Le but de DuVernay était de faire un film qui remette le peuple noir au centre de sa propre histoire, plutôt que de refaire un film où c’est une personnalité blanche qui se trouve au centre de l’histoire du mouvement de lutte des Afro­américains. Ce faisant, elle transforme King. Dans ce film il n’est pas le prêcheur héroïque remis en scène par des milliers d’écoliers chaque janvier pour la journée Martin Luther King à travers la récitation de son discours I Have a Dream, mais plutôt le stratège d’un mouvement en lutte, travaillant à forcer le Congrès à modifier des lois pouvant changer les vies de millions de personnes.

 

 

La marche du mouvement continue…

 

Ironiquement, le Martin Luther King Estate, qui possède le copyright de tous les discours de King, a refusé qu’elle les emploie dans le film, alors qu’il en avait autorisé l’usage pour des pubs d’Apple, Chevrolet et Mercedes. DuVernay et Webb ont donc écrit des discours dans le style de King et Oyelowo les a prononcé, non dans le style grandiose qui nous est familier par les retransmissions annuelles du discours I have a dream de 1963, mais dans le style persuasif et terre à terre d’un leader en dialogue avec des dirigeants locaux et la base de son mouvement. Nominé pour l’Oscar du meilleur film, Selma a remporté celui de la meilleure chanson originale.

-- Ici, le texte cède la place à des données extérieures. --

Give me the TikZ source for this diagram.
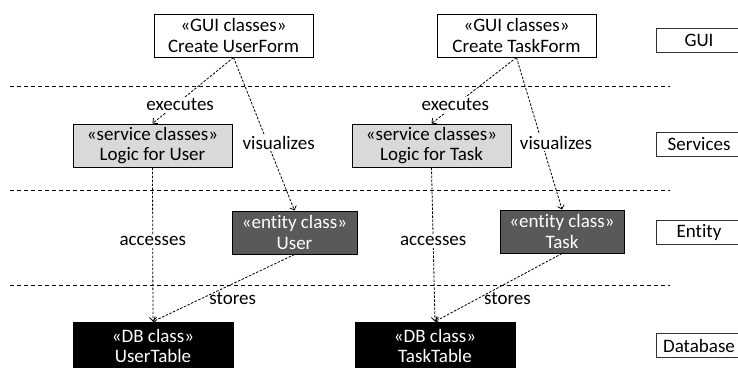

Quand le film se termine avec Glory chanté par John Legend et Common, qui inclut une référence à «marcher à travers Ferguson les mains en l’air», il est clair que Selma représente un trait d’union entre la lutte historique pour les droits des Noirs et la lutte dans la rue aujourd’hui, et peu de publics sont restés insensibles à ce message.